Kroetz attended an acting school in Munich and the Max-Reinhardt-Seminar in Vienna. He worked as a day-laborer and was active in the German political party DKP, Germany Communist Party, from 1971 to 1980.

He became famous when in 1971 the premiere of his plays Heimarbeit (House-work) and Hartnäckig (Persistent) were disrupted by neo-fascists. His plays in the 1970s portrayed people who had been rendered speechless by their own social misery. In the play Das Nest (The Nest), the protagonist is a truck driver. His boss orders him to dump toxic waste into a lake, thus soiling his "nest." He wrote a libretto based on his play Stallerhof (1971) for an opera of the same name which Gerd Kühr composed in 1987/88. It was premiered at the first Munich Biennale) in 1988. The play was staged at the Burgtheater in 2010 by David Bösch.

In her book Franz Xaver Kroetz The Construction of a Political Aesthetic, Michelle Mattson of the Columbia University summarizes:

Franz Xaver Kroetz -- banana-cutter, hospital orderly, fledgling actor and, more significantly, Germany's most popular contemporary dramatist of the seventies and early eighties. This study, which situates Kroetz's aesthetics in a political context, focuses on four plays that mark crisis points in his development of a political aesthetic.

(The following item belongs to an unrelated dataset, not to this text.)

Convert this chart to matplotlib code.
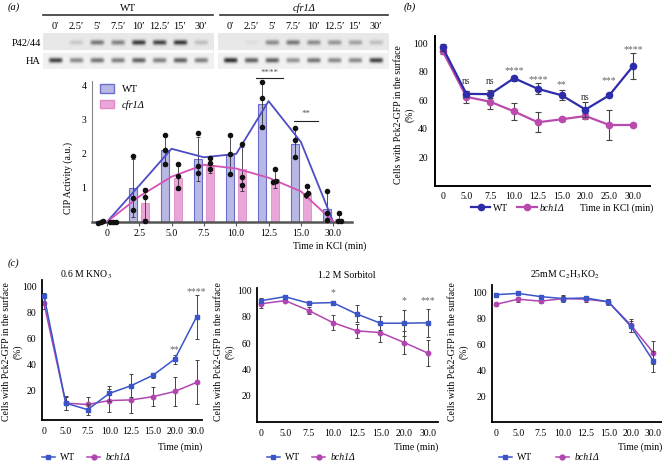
import numpy as np
import matplotlib.pyplot as plt
from matplotlib.patches import Patch
from matplotlib.lines import Line2D
from matplotlib.transforms import blended_transform_factory

plt.rcParams['font.family'] = ['Liberation Serif', 'DejaVu Serif']
plt.rcParams['mathtext.fontset'] = 'stix'
plt.rcParams['font.size'] = 7

# ---- (a) western blot: band darkness per lane (0 = no band)
lane_labels = ["0′", "2.5′", "5′", "7.5′", "10′", "12.5′", "15′", "30′"]
wt_p42 = [0.0, 0.15, 0.55, 0.5, 0.85, 0.8, 0.85, 0.2]
wt_ha = [0.85, 0.5, 0.6, 0.55, 0.7, 0.55, 0.7, 0.55]
ko_p42 = [0.0, 0.05, 0.45, 0.55, 0.45, 0.4, 0.35, 0.2]
ko_ha = [0.95, 0.7, 0.7, 0.45, 0.6, 0.5, 0.5, 0.85]

# ---- (a) CIP activity
cip_times = ["0", "2.5", "5.0", "7.5", "10.0", "12.5", "15.0", "30.0"]
cip_wt_mean = [0.01, 1.0, 2.1, 1.85, 1.97, 3.45, 2.3, 0.38]
cip_wt_err = [0.02, 0.85, 0.45, 0.65, 0.55, 0.72, 0.42, 0.5]
cip_ko_mean = [0.01, 0.55, 1.3, 1.65, 1.55, 1.25, 0.85, 0.08]
cip_ko_err = [0.02, 0.45, 0.35, 0.2, 0.65, 0.25, 0.15, 0.12]
cip_wt_dots = [[-0.02, 0.0, 0.02], [0.35, 0.7, 1.95], [1.7, 2.1, 2.55], [1.45, 1.65, 2.6],
               [1.4, 2.0, 2.55], [2.8, 3.65, 4.1], [1.9, 2.4, 2.75], [0.05, 0.25, 0.9]]
cip_ko_dots = [[-0.01, 0.0, 0.01], [0.03, 0.72, 0.95], [1.0, 1.35, 1.7], [1.55, 1.72, 1.88],
               [1.1, 1.32, 2.3], [1.18, 1.2, 1.55], [0.8, 0.85, 1.05], [0.03, 0.04, 0.27]]
cip_wt_line = [0.0, 1.07, 2.15, 1.9, 2.0, 3.55, 2.35, 0.0]
cip_ko_line = [0.0, 0.75, 1.33, 1.68, 1.57, 1.3, 0.9, 0.02]

# ---- (b) KCl surface localisation
b_times = ["0", "5.0", "7.5", "10.0", "12.5", "15.0", "20.0", "25.0", "30.0"]
b_wt = [97, 64.5, 64.3, 75.5, 68, 63.5, 53.5, 63.5, 84]
b_wt_err = [2.5, 2, 3, 1.8, 3.8, 3.5, 5, 0.5, 9]
b_ko = [94.5, 62.4, 59, 52.2, 44.6, 46.7, 49, 42.7, 42.7]
b_ko_err = [2, 4, 5, 6, 7, 1.5, 2, 10.5, 0]
b_sig = ["", "ns", "ns", "****", "****", "**", "ns", "***", "****"]
b_sig_y = [0, 73, 73, 80.5, 74.7, 71, 61.7, 73.5, 95.4]

# ---- (c) other stresses
c_times = ["0", "5.0", "7.5", "10.0", "12.5", "15.0", "20.0", "30.0"]
kno3_wt = [93, 10, 5, 17.5, 23.5, 31.5, 44, 76.5]
kno3_wt_err = [2, 5, 4, 6, 9, 2, 3.5, 17]
kno3_ko = [87, 10, 9, 12, 12.5, 15, 19, 26]
kno3_ko_err = [4, 5.5, 6, 9, 10, 7.5, 11.5, 17]
kno3_sig = ["", "", "", "", "", "", "**", "****"]
kno3_sig_y = [0, 0, 0, 0, 0, 0, 51, 96]

sorb_wt = [92.4, 95.4, 90.4, 90.9, 82.3, 75.2, 75.2, 75.5]
sorb_wt_err = [2, 1, 1, 1, 6.5, 5.5, 10, 10.5]
sorb_ko = [90, 92.4, 84.8, 75.7, 69.4, 68.1, 60.5, 52.4]
sorb_ko_err = [3, 1, 2.5, 5.5, 5.5, 7, 9, 10]
sorb_sig = ["", "", "", "*", "", "", "*", "***"]
sorb_sig_y = [0, 0, 0, 98.7, 0, 0, 92.4, 92.4]

acet_wt = [98.5, 99.5, 97, 95.5, 96, 93, 74, 47]
acet_wt_err = [1.5, 1.5, 1, 2, 1, 2, 4, 8]
acet_ko = [91, 95, 93.5, 95.5, 95, 93, 75, 53.5]
acet_ko_err = [1, 2, 1.5, 3, 2, 2.5, 5, 9]

W, H = 662, 462
FS = 7
fig = plt.figure(figsize=(W / 100, H / 100), dpi=100)


def box(x0, y0, x1, y1):
    return fig.add_axes([x0 / W, 1 - y1 / H, (x1 - x0) / W, (y1 - y0) / H])


def ftext(x, y, s, **kw):
    return fig.text(x / W, 1 - y / H, s, **kw)


def spread(vals, step=0.08, tol=0.12):
    order = np.argsort(vals)
    offs = np.zeros(len(vals))
    groups, cur = [], [order[0]]
    for a, b in zip(order[:-1], order[1:]):
        if vals[b] - vals[a] < tol:
            cur.append(b)
        else:
            groups.append(cur)
            cur = [b]
    groups.append(cur)
    for g in groups:
        for k, idx in enumerate(g):
            offs[idx] = (k - (len(g) - 1) / 2) * step
    return offs


def draw_blot(x0, x1, p42, ha, header, header_style, line_x0):
    ax = box(x0, 33, x1, 69)
    xs = np.linspace(-0.6, 7.6, 340)
    ys = np.linspace(0, 2, 90)
    X, Y = np.meshgrid(xs, ys)
    img = np.where(Y < 1, 0.91, 0.945)
    for row, vals in enumerate([p42, ha]):
        for lane, v in enumerate(vals):
            img = img - 0.8 * v * np.exp(-((X - lane) / 0.33) ** 6) * np.exp(-((Y - row - 0.52) / 0.14) ** 2)
    ax.imshow(img, cmap='gray', vmin=0, vmax=1, extent=(-0.6, 7.6, 2, 0),
              aspect='auto', interpolation='bilinear')
    ax.axhline(1.0, color='white', lw=2)
    ax.set_xlim(-0.6, 7.6)
    ax.set_ylim(2, 0)
    ax.axis('off')
    tr = blended_transform_factory(ax.transData, ax.transAxes)
    for i, lab in enumerate(lane_labels):
        ax.text(i, 1.175, lab, transform=tr, ha='center', va='center', fontsize=7.5)
    ax.plot([line_x0, 1], [1.5, 1.5], transform=ax.transAxes, color='#333', lw=1.2, clip_on=False)
    ax.text((line_x0 + 1) / 2, 1.69, header, transform=ax.transAxes, ha='center', va='center',
            fontsize=7.5, style=header_style)


def line_handles(c_wt, c_ko, m_wt, m_ko, ms, lw):
    return [Line2D([], [], color=c_wt, marker=m_wt, ms=ms, lw=lw),
            Line2D([], [], color=c_ko, marker=m_ko, ms=ms, lw=lw)]


# ================= (a) =================
ftext(8, 7, "(a)", style='italic', va='center', fontsize=7.5)
draw_blot(43, 213, wt_p42, wt_ha, "WT", 'normal', 0.0)
draw_blot(218, 388, ko_p42, ko_ha, "cfr1Δ", 'italic', 0.012)
ftext(41, 43, "P42/44", ha='right', va='center', fontsize=7.5)
ftext(41, 62, "HA", ha='right', va='center', fontsize=7.5)

A_WT_FACE, A_WT_EDGE, A_WT_LINE = '#b8b8e4', '#6d6dd0', '#4c4cc6'
A_KO_FACE, A_KO_EDGE, A_KO_LINE = '#eaa6d8', '#df8cc7', '#d651b5'

ax = box(92, 81, 352, 222)
x = np.arange(len(cip_times))
ax.bar(x - 0.19, cip_wt_mean, 0.25, color=A_WT_FACE, edgecolor=A_WT_EDGE, lw=0.8, zorder=1)
ax.bar(x + 0.19, cip_ko_mean, 0.25, color=A_KO_FACE, edgecolor=A_KO_EDGE, lw=0.6, zorder=1)
ax.errorbar(x - 0.19, cip_wt_mean, yerr=cip_wt_err, fmt='none', ecolor='#333',
            elinewidth=0.6, capsize=1.5, capthick=0.6, zorder=3)
ax.errorbar(x + 0.19, cip_ko_mean, yerr=cip_ko_err, fmt='none', ecolor='#333',
            elinewidth=0.6, capsize=1.5, capthick=0.6, zorder=3)
ax.plot(x, cip_wt_line, color=A_WT_LINE, lw=1.3, zorder=4)
ax.plot(x, cip_ko_line, color=A_KO_LINE, lw=1.3, zorder=4)
for i in range(len(x)):
    for dots, off in ((cip_wt_dots[i], -0.19), (cip_ko_dots[i], 0.19)):
        ax.scatter(x[i] + off + spread(dots), dots, s=9, color='#111', zorder=5, clip_on=False)
ax.set_xlim(-0.46, 7.58)
ax.set_ylim(0, 4.14)
ax.set_xticks(x, cip_times)
ax.set_yticks([1, 2, 3, 4])
ax.tick_params(axis='x', length=3, width=0.8, color='#555', pad=2, labelsize=FS)
ax.tick_params(axis='y', length=0, pad=4, labelsize=FS)
for s in ('top', 'right'):
    ax.spines[s].set_visible(False)
ax.spines['left'].set_color('#888')
ax.spines['left'].set_linewidth(0.8)
ax.spines['bottom'].set_color('#555')
ax.spines['bottom'].set_linewidth(1.8)
ax.set_facecolor('none')
# significance brackets
ax.plot([4.62, 5.44], [4.24, 4.24], color='#222', lw=0.8, clip_on=False)
ax.text(5.03, 4.37, "****", ha='center', va='center', color='#555', fontsize=6.5)
ax.plot([5.78, 6.54], [2.96, 2.96], color='#222', lw=0.8, clip_on=False)
ax.text(6.16, 3.18, "**", ha='center', va='center', color='#555', fontsize=6.5)
leg = ax.legend(handles=[Patch(facecolor=A_WT_FACE, edgecolor=A_WT_EDGE),
                         Patch(facecolor=A_KO_FACE, edgecolor=A_KO_EDGE)],
                labels=["WT", "cfr1Δ"], loc='upper left', bbox_to_anchor=(100 / W, 1 - 84 / H),
                bbox_transform=fig.transFigure, frameon=False, borderpad=0, borderaxespad=0,
                handlelength=1.3, handleheight=0.9, handletextpad=0.8, labelspacing=0.55, fontsize=7.5)
leg.get_texts()[1].set_fontstyle('italic')
ftext(68, 178, "CIP Activity (a.u.)", rotation=90, ha='center', va='center', fontsize=FS)
ftext(330, 246, "Time in KCl (min)", ha='center', va='center', fontsize=FS)

# ================= (b) =================
ftext(404, 7, "(b)", style='italic', va='center', fontsize=7.5)
B_WT, B_KO = '#2d2daa', '#bb4aad'
ax = box(435, 36, 650, 186)
x = np.arange(len(b_times))
ax.errorbar(x, b_wt, yerr=b_wt_err, color=B_WT, marker='o', ms=4.5, lw=1.6,
            ecolor='#444', elinewidth=0.8, capsize=2, capthick=0.8, zorder=3)
ax.errorbar(x, b_ko, yerr=b_ko_err, color=B_KO, marker='o', ms=4.5, lw=1.6,
            ecolor='#444', elinewidth=0.8, capsize=2, capthick=0.8, zorder=2)
for i, (s, yv) in enumerate(zip(b_sig, b_sig_y)):
    if s:
        ax.text(x[i], yv, s, ha='center', va='center', fontsize=FS,
                color='#333' if s == 'ns' else '#666')
ax.set_xlim(-0.32, 8.71)
ax.set_ylim(0, 105)
ax.set_xticks(x, b_times)
ax.set_yticks([20, 40, 60, 80, 100])
ax.tick_params(length=0, labelsize=FS)
ax.tick_params(axis='y', pad=5)
ax.tick_params(axis='x', pad=4)
for s in ('top', 'right'):
    ax.spines[s].set_visible(False)
for s in ('left', 'bottom'):
    ax.spines[s].set_linewidth(1.4)
leg = ax.legend(handles=line_handles(B_WT, B_KO, 'o', 'o', 4.5, 1.6), labels=["WT", "bch1Δ"],
                loc='center left', bbox_to_anchor=(471 / W, 1 - 208 / H), bbox_transform=fig.transFigure,
                ncol=2, frameon=False, borderpad=0, borderaxespad=0, handlelength=2.0,
                handletextpad=0.3, columnspacing=0.9, fontsize=FS)
leg.get_texts()[1].set_fontstyle('italic')
ftext(653, 208, "Time in KCl (min)", ha='right', va='center', fontsize=FS)
ftext(404, 115, "Cells with Pck2-GFP in the surface\n(%)", rotation=90, ha='center', va='center',
      multialignment='center', linespacing=1.25, fontsize=FS)

# ================= (c) =================
ftext(8, 263, "(c)", style='italic', va='center', fontsize=7.5)
C_WT, C_KO = '#3b55c8', '#b146b1'


def c_panel(x0, x1, ytop, ybot, ylim, xlim, title, title_x, wt, wt_err, ko, ko_err,
            sig, sig_y, leg_x, colsp, ylab_x):
    ax = box(x0, ytop, x1, ybot)
    x = np.arange(len(c_times))
    ax.errorbar(x, wt, yerr=wt_err, color=C_WT, marker='s', ms=3.2, lw=1.1,
                ecolor='#444', elinewidth=0.7, capsize=1.5, capthick=0.7, zorder=3)
    ax.errorbar(x, ko, yerr=ko_err, color=C_KO, marker='o', ms=3.2, lw=1.1,
                ecolor='#444', elinewidth=0.7, capsize=1.5, capthick=0.7, zorder=2)
    for i, (s, yv) in enumerate(zip(sig, sig_y)):
        if s:
            ax.text(x[i], yv, s, ha='center', va='center', fontsize=FS, color='#666')
    ax.set_xlim(*xlim)
    ax.set_ylim(*ylim)
    ax.set_xticks(x, c_times)
    ax.set_yticks([20, 40, 60, 80, 100])
    ax.tick_params(length=0, labelsize=FS)
    ax.tick_params(axis='y', pad=4)
    ax.tick_params(axis='x', pad=5)
    for s in ('top', 'right'):
        ax.spines[s].set_visible(False)
    for s in ('left', 'bottom'):
        ax.spines[s].set_linewidth(1.3)
    leg = ax.legend(handles=line_handles(C_WT, C_KO, 's', 'o', 3.5, 1.1), labels=["WT", "bch1Δ"],
                    loc='center left', bbox_to_anchor=(leg_x / W, 1 - 458 / H),
                    bbox_transform=fig.transFigure, ncol=2, frameon=False, borderpad=0,
                    borderaxespad=0, handlelength=1.3, handletextpad=0.6, columnspacing=colsp,
                    fontsize=FS)
    leg.get_texts()[1].set_fontstyle('italic')
    ftext(title_x, 275, title, ha='center', va='center', fontsize=FS)
    ftext(x1, 447, "Time (min)", ha='right', va='center', fontsize=FS)
    ftext(ylab_x, 352, "Cells with Pck2-GFP in the surface\n(%)", rotation=90, ha='center',
          va='center', multialignment='center', linespacing=1.25, fontsize=FS)


c_panel(42, 202, 280, 420, (-3, 105), (-0.09, 7.25), "0.6 M KNO$_3$", 86,
        kno3_wt, kno3_wt_err, kno3_ko, kno3_ko_err, kno3_sig, kno3_sig_y, 42, 1.2, 12)
c_panel(257, 438, 288, 422, (0, 102), (-0.18, 7.42), "1.2 M Sorbitol", 347,
        sorb_wt, sorb_wt_err, sorb_ko, sorb_ko_err, sorb_sig, sorb_sig_y, 267, 1.2, 224)
c_panel(492, 662, 285, 422, (0, 106), (-0.16, 7.38), "25mM C$_2$H$_3$KO$_2$", 565,
        acet_wt, acet_wt_err, acet_ko, acet_ko_err, [""] * 8, [0] * 8, 499, 2.4, 458)

fig.savefig("out.png", dpi=100)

Kroetz wrote for the television series Tatort, Spiel mit Karten in 1980 and Wolf im Schafspelz in 2002. He is also known for his role as the gossip columnist 'Baby' Schimmerlos (roughly 'Baby Clueless') in the television series Kir Royal. His income from acting made writing without financial worries possible.

Kroetz was awarded several prizes, including in 2005 the Order of Merit of the Federal Republic of Germany.

From 1992 to 2005, Kroetz was married to the actress Marie-Theres Relin. They have three children. As of 2011, Kroetz lived in the Chiemgau and on Tenerife.